> **TASK INSTRUCTIONS**:
Below, locate the line that contains "Clone this chart in D3.js.". Repeat exactly from that line to the line that contains "0, width, height]);", inclusive, leaving out the pictures.

··········

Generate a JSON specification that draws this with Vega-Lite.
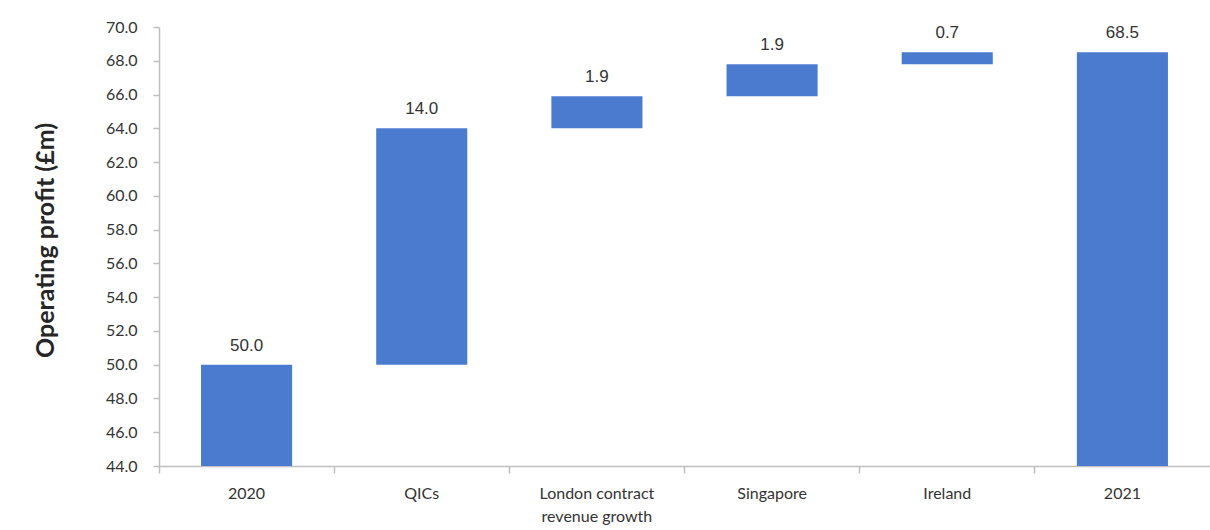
{
  "$schema": "https://vega.github.io/schema/vega-lite/v6.json",
  "autosize": "none",
  "width": 1051,
  "height": 439,
  "padding": {"left": 159, "top": 27, "right": 0, "bottom": 64},
  "background": "white",
  "config": {
    "view": {"stroke": null},
    "font": "Lato"
  },
  "data": {
    "values": [
      {"step": "2020", "start": 0, "end": 50.0, "label": "50.0"},
      {"step": "QICs", "start": 50.0, "end": 64.0, "label": "14.0"},
      {"step": "London contract revenue growth", "start": 64.0, "end": 65.9, "label": "1.9"},
      {"step": "Singapore", "start": 65.9, "end": 67.8, "label": "1.9"},
      {"step": "Ireland", "start": 67.8, "end": 68.5, "label": "0.7"},
      {"step": "2021", "start": 0, "end": 68.5, "label": "68.5"}
    ]
  },
  "encoding": {
    "x": {
      "field": "step",
      "type": "nominal",
      "sort": null,
      "scale": {"paddingInner": 0.48, "paddingOuter": 0.24},
      "axis": {
        "title": null,
        "labelAngle": 0,
        "labelFont": "Lato",
        "labelFontSize": 16,
        "labelColor": "#333333",
        "labelPadding": 12,
        "labelLineHeight": 23,
        "labelOverlap": false,
        "labelExpr": "datum.value == 'London contract revenue growth' ? ['London contract', 'revenue growth'] : datum.value",
        "domainColor": "#bfbfbf",
        "domainWidth": 1.5,
        "tickColor": "#bfbfbf",
        "tickWidth": 1.5,
        "tickSize": 7,
        "bandPosition": -0.46,
        "grid": false
      }
    },
    "y": {
      "field": "end",
      "type": "quantitative",
      "scale": {"domain": [44, 70], "nice": false, "zero": false},
      "axis": {
        "title": "Operating profit (£m)",
        "titleFont": "Lato",
        "titleFontSize": 25,
        "titleFontWeight": "bold",
        "titleColor": "#262626",
        "titleX": -114,
        "titleY": 213,
        "titleBaseline": "middle",
        "values": [44, 46, 48, 50, 52, 54, 56, 58, 60, 62, 64, 66, 68, 70],
        "format": ".1f",
        "labelFont": "Lato",
        "labelFontSize": 16,
        "labelColor": "#333333",
        "labelPadding": 16,
        "labelOverlap": false,
        "labelBound": false,
        "labelFlush": false,
        "domainColor": "#bfbfbf",
        "domainWidth": 1.5,
        "tickColor": "#bfbfbf",
        "tickWidth": 1.5,
        "tickSize": 6,
        "grid": false
      }
    }
  },
  "layer": [
    {
      "mark": {"type": "bar", "color": "#4a7bcf", "clip": true},
      "encoding": {
        "y2": {"field": "start"}
      }
    },
    {
      "mark": {
        "type": "text",
        "baseline": "bottom",
        "dy": -10,
        "font": "Liberation Sans",
        "fontSize": 17,
        "color": "#333333"
      },
      "encoding": {
        "text": {"field": "label"}
      }
    }
  ]
}
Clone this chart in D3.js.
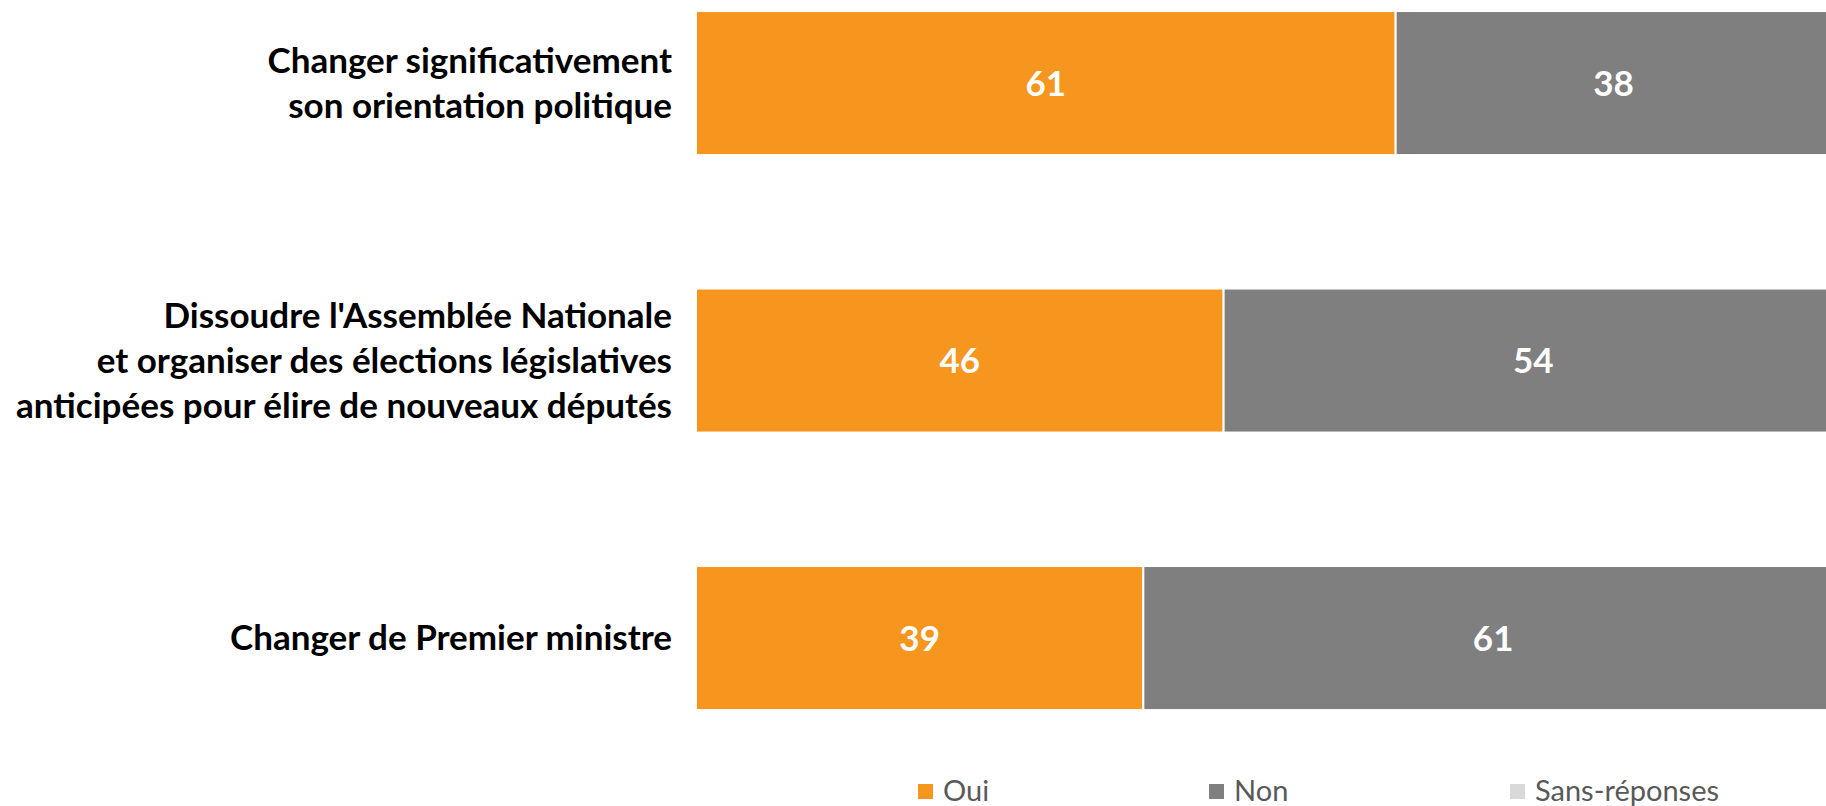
<!DOCTYPE html>
<html>
<head>
<meta charset="utf-8">
<script src="https://cdn.jsdelivr.net/npm/d3@7"></script>
<style>
  html, body { margin: 0; padding: 0; background: #fff; }
  svg { display: block; }
</style>
</head>
<body>
<svg id="chart"></svg>
<script>
// data
const categories = [
    "Changer significativement\nson orientation politique",
    "Dissoudre l'Assemblée Nationale\net organiser des élections législatives\nanticipées pour élire de nouveaux députés",
    "Changer de Premier ministre"
];
const oui = [61, 46, 39];
const non = [38, 54, 61];
const sansReponses = [1, 0, 0];
const seriesNames = ["Oui", "Non", "Sans-réponses"];
const seriesColors = ["#F7961F", "#7F7F7F", "#D9D9D9"];

const width = 1826;
const height = 806;

const svg = d3.select("#chart")
    .attr("width", width)
    .attr("height", height)
    .attr("viewBox", [0, 0, width, height]);

const rows = categories.map((c, i) => ({cat: c, Oui: oui[i], Non: non[i], "Sans-réponses": sansReponses[i]}));
const stacked = d3.stack().keys(seriesNames)(rows);

// the right end of the plot runs past the picture edge
const x = d3.scaleLinear().domain([0, 100]).range([696, 1843]);
const y = d3.scaleBand()
    .domain(categories)
    .range([-55.7, 776.8])
    .paddingInner(0.481)
    .paddingOuter(0.2405);

const color = d3.scaleOrdinal(seriesNames, seriesColors);

const layer = svg.append("g")
    .selectAll("g")
    .data(stacked)
    .join("g")
    .attr("fill", d => color(d.key));

layer.selectAll("rect")
    .data(d => d)
    .join("rect")
    .attr("x", d => x(d[0]))
    .attr("y", d => y(d.data.cat))
    .attr("width", d => x(d[1]) - x(d[0]))
    .attr("height", y.bandwidth())
    .attr("stroke", "#fff")
    .attr("stroke-width", 2);

// value labels (only for the two main series)
layer.filter(d => d.key !== "Sans-réponses")
    .selectAll("text")
    .data(d => d.filter(v => v[1] - v[0] > 0))
    .join("text")
    .attr("x", d => (x(d[0]) + x(d[1])) / 2)
    .attr("y", d => y(d.data.cat) + y.bandwidth() / 2)
    .attr("dy", "0.36em")
    .attr("text-anchor", "middle")
    .attr("fill", "#fff")
    .attr("font-family", "Lato, 'Open Sans', sans-serif")
    .attr("font-weight", "bold")
    .attr("font-size", 35)
    .text(d => d[1] - d[0]);

// category labels
const lineH = 45;
const labels = svg.append("g")
    .attr("font-family", "Lato, 'Open Sans', sans-serif")
    .attr("font-weight", "bold")
    .attr("font-size", 35)
    .attr("fill", "#000")
    .attr("text-anchor", "end")
    .selectAll("text")
    .data(categories)
    .join("text")
    .attr("transform", d => `translate(672,${y(d) + y.bandwidth() / 2})`);

labels.selectAll("tspan")
    .data(d => {
        const lines = d.split("\n");
        return lines.map((l, i) => ({l, i, n: lines.length}));
    })
    .join("tspan")
    .attr("x", 0)
    .attr("y", d => (d.i - (d.n - 1) / 2) * lineH + 12)
    .text(d => d.l);

// legend
const legendX = [918, 1209, 1510];
const legend = svg.append("g")
    .selectAll("g")
    .data(seriesNames)
    .join("g")
    .attr("transform", (d, i) => `translate(${legendX[i]},784)`);

legend.append("rect")
    .attr("width", 15)
    .attr("height", 15)
    .attr("fill", d => color(d));

legend.append("text")
    .attr("x", 25)
    .attr("y", 17)
    .attr("font-family", "Lato, 'Open Sans', sans-serif")
    .attr("font-size", 29)
    .attr("fill", "#595959")
    .text(d => d);
</script>
</body>
</html>
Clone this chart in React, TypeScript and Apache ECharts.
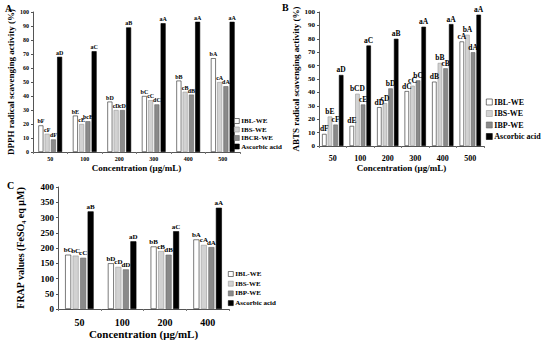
import React, { useEffect, useRef } from "react";
import * as echarts from "echarts";

const FONT = "'Liberation Serif', 'DejaVu Serif', serif";

const catsAB = ["50", "100", "200", "300", "400", "500"];
const catsC = ["50", "100", "200", "400"];

// Panel A: DPPH
const dpphIBL = [19, 26, 36, 40, 51, 67];
const dpphIBS = [13, 20, 30, 37, 43, 50];
const dpphIBCR = [9, 22, 30, 34, 41, 47];
const dpphAsc = [68, 72, 89, 92, 93, 93];
const dpphLblIBL = ["bF", "bE", "bD", "bC", "bB", "bA"];
const dpphLblIBS = ["cF", "cE", "cD", "cC", "cB", "cA"];
const dpphLblIBCR = ["dF", "bcE", "cD", "dC", "dB", "dA"];
const dpphLblAsc = ["aD", "aC", "aB", "aA", "aA", "aA"];

// Panel B: ABTS
const abtsIBL = [9, 15, 29, 41, 48, 78];
const abtsIBS = [22, 39, 32, 45, 62, 83];
const abtsIBP = [16, 31, 43, 49, 58, 70];
const abtsAsc = [53, 75, 80, 89, 91, 98];
const abtsLblIBL = ["dF", "dE", "dD", "dC", "dB", "cA"];
const abtsLblIBS = ["bE", "bCD", "cD", "cC", "bB", "bA"];
const abtsLblIBP = ["cF", "cE", "bD", "bC", "cB", "dA"];
const abtsLblAsc = ["aD", "aC", "aB", "aA", "aA", "aA"];

// Panel C: FRAP
const frapIBL = [178, 150, 205, 228];
const frapIBS = [175, 138, 190, 210];
const frapIBP = [168, 130, 178, 203];
const frapAsc = [320, 222, 255, 332];
const frapLblIBL = ["bC", "bD", "bB", "bA"];
const frapLblIBS = ["bC", "cD", "cB", "cA"];
const frapLblIBP = ["cC", "dD", "dB", "dA"];
const frapLblAsc = ["aB", "aD", "aC", "aA"];

const fills = ["#ffffff", "#d2d2d2", "#8a8a8a", "#000000"];
const borders = ["#222", "#999", "#666", "#000"];

function App() {
  const ref = useRef<HTMLDivElement>(null);
  useEffect(() => {
    document.body.style.margin = "0";
    const chart = echarts.init(ref.current!, null, { renderer: "svg" });

    const mk = (
      name: string,
      idx: number,
      data: number[],
      labels: string[],
      grid: number,
      barWidth: number,
      fs: number
    ) => ({
      type: "bar",
      name,
      xAxisIndex: grid,
      yAxisIndex: grid,
      data,
      barWidth,
      barGap: "25%",
      itemStyle: { color: fills[idx], borderColor: borders[idx], borderWidth: 0.6 },
      label: {
        show: true,
        position: "top",
        distance: 1,
        fontSize: fs,
        fontWeight: "bold",
        fontFamily: FONT,
        color: "#000000",
        textBorderWidth: 0,
        formatter: (p: any) => labels[p.dataIndex],
      },
    });

    const xAx = (grid: number, data: string[], fs: number, margin: number, nfs: number, gap: number) => ({
      type: "category",
      gridIndex: grid,
      data,
      name: "Concentration (μg/mL)",
      nameLocation: "middle",
      nameGap: gap,
      nameTextStyle: { fontSize: nfs, fontWeight: "bold", fontFamily: FONT, color: "#000" },
      axisLine: { lineStyle: { color: "#555", width: 1 } },
      axisTick: { show: true, length: 2, lineStyle: { color: "#777" } },
      axisLabel: { fontSize: fs, fontWeight: "bold", fontFamily: FONT, color: "#000", margin },
    });

    const yAx = (
      grid: number,
      name: string,
      max: number,
      interval: number,
      fs: number,
      nfs: number,
      gap: number
    ) => ({
      type: "value",
      gridIndex: grid,
      min: 0,
      max,
      interval,
      name,
      nameLocation: "middle",
      nameGap: gap,
      nameTextStyle: { fontSize: nfs, fontWeight: "bold", fontFamily: FONT, color: "#000" },
      splitLine: { show: false },
      axisLine: { show: true, lineStyle: { color: "#555", width: 1 } },
      axisTick: { show: true, length: 2, lineStyle: { color: "#555" } },
      axisLabel: { fontSize: fs, fontWeight: "bold", fontFamily: FONT, color: "#000", margin: 4 },
    });

    const legendStyle = (
      left: number,
      top: number,
      data: string[],
      fs: number,
      lh: number,
      gap: number,
      size: number
    ) => ({
      orient: "vertical",
      left,
      top,
      padding: 0,
      data,
      selectedMode: false,
      itemWidth: size,
      itemHeight: size,
      itemGap: gap,
      icon: "rect",
      itemStyle: { borderWidth: 0.6 },
      textStyle: {
        fontSize: fs,
        lineHeight: lh,
        fontWeight: "bold",
        fontFamily: FONT,
        color: "#000",
        padding: [0, 0, 0, -3],
      },
    });

    chart.setOption({
      animation: false,
      backgroundColor: "#fff",
      grid: [
        { left: 33, top: 12, width: 207, height: 140 },
        { left: 319, top: 12, width: 165, height: 134 },
        { left: 58, top: 187, width: 171, height: 125 },
      ],
      xAxis: [
        xAx(0, catsAB, 6, 4, 9, 11),
        xAx(1, catsAB, 8, 8, 9, 17),
        xAx(2, catsC, 10, 8, 11, 19),
      ],
      yAxis: [
        yAx(0, "DPPH radical scavenging activity (%)", 100, 10, 6, 9, 18),
        yAx(1, "ABTS radical scavenging activity (%)", 100, 10, 7, 9, 17),
        yAx(2, "FRAP values (FeSO₄ eq μM)", 400, 50, 9, 10, 33),
      ],
      legend: [
        legendStyle(234, 117, ["IBL-WE", "IBS-WE", "IBCR-WE", "Ascorbic acid"], 7, 8, 0.5, 5),
        legendStyle(486, 97, ["IBL-WE", "IBS-WE", "IBP-WE", "Ascorbic acid"], 8, 10, 1.5, 6),
        legendStyle(228, 270, ["IBL-WE", "IBS-WE", "IBP-WE", "Ascorbic acid"], 7, 8, 1.7, 5),
      ],
      graphic: [
        { type: "text", left: 5, top: 3, style: { text: "A", font: `bold 10px ${FONT}`, fill: "#000" } },
        { type: "text", left: 282, top: 2, style: { text: "B", font: `bold 10px ${FONT}`, fill: "#000" } },
        { type: "text", left: 7, top: 180, style: { text: "C", font: `bold 10px ${FONT}`, fill: "#000" } },
      ],
      series: [
        mk("IBL-WE", 0, dpphIBL, dpphLblIBL, 0, 5, 6),
        mk("IBS-WE", 1, dpphIBS, dpphLblIBS, 0, 5, 6),
        mk("IBCR-WE", 2, dpphIBCR, dpphLblIBCR, 0, 5, 6),
        mk("Ascorbic acid", 3, dpphAsc, dpphLblAsc, 0, 5, 6),
        mk("IBL-WE", 0, abtsIBL, abtsLblIBL, 1, 4.5, 7.5),
        mk("IBS-WE", 1, abtsIBS, abtsLblIBS, 1, 4.5, 7.5),
        mk("IBP-WE", 2, abtsIBP, abtsLblIBP, 1, 4.5, 7.5),
        mk("Ascorbic acid", 3, abtsAsc, abtsLblAsc, 1, 4.5, 7.5),
        mk("IBL-WE", 0, frapIBL, frapLblIBL, 2, 6, 7),
        mk("IBS-WE", 1, frapIBS, frapLblIBS, 2, 6, 7),
        mk("IBP-WE", 2, frapIBP, frapLblIBP, 2, 6, 7),
        mk("Ascorbic acid", 3, frapAsc, frapLblAsc, 2, 6, 7),
      ],
    });
    return () => chart.dispose();
  }, []);
  return <div ref={ref} style={{ width: 550, height: 340 }} />;
}

export default App;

··········

> **ANSWER TO THIS TASK**:
Clone this chart in D3.js.
<!DOCTYPE html>
<html>
<head>
<meta charset="utf-8">
<script src="https://cdn.jsdelivr.net/npm/d3@7"></script>
<style>
  html, body { margin: 0; padding: 0; background: #fff; }
  svg { display: block; }
</style>
</head>
<body>
<svg id="chart"></svg>
<script>
// data
const categories = [
    "Changer significativement\nson orientation politique",
    "Dissoudre l'Assemblée Nationale\net organiser des élections législatives\nanticipées pour élire de nouveaux députés",
    "Changer de Premier ministre"
];
const oui = [61, 46, 39];
const non = [38, 54, 61];
const sansReponses = [1, 0, 0];
const seriesNames = ["Oui", "Non", "Sans-réponses"];
const seriesColors = ["#F7961F", "#7F7F7F", "#D9D9D9"];

const width = 1826;
const height = 806;

const svg = d3.select("#chart")
    .attr("width", width)
    .attr("height", height)
    .attr("viewBox", [0, 0, width, height]);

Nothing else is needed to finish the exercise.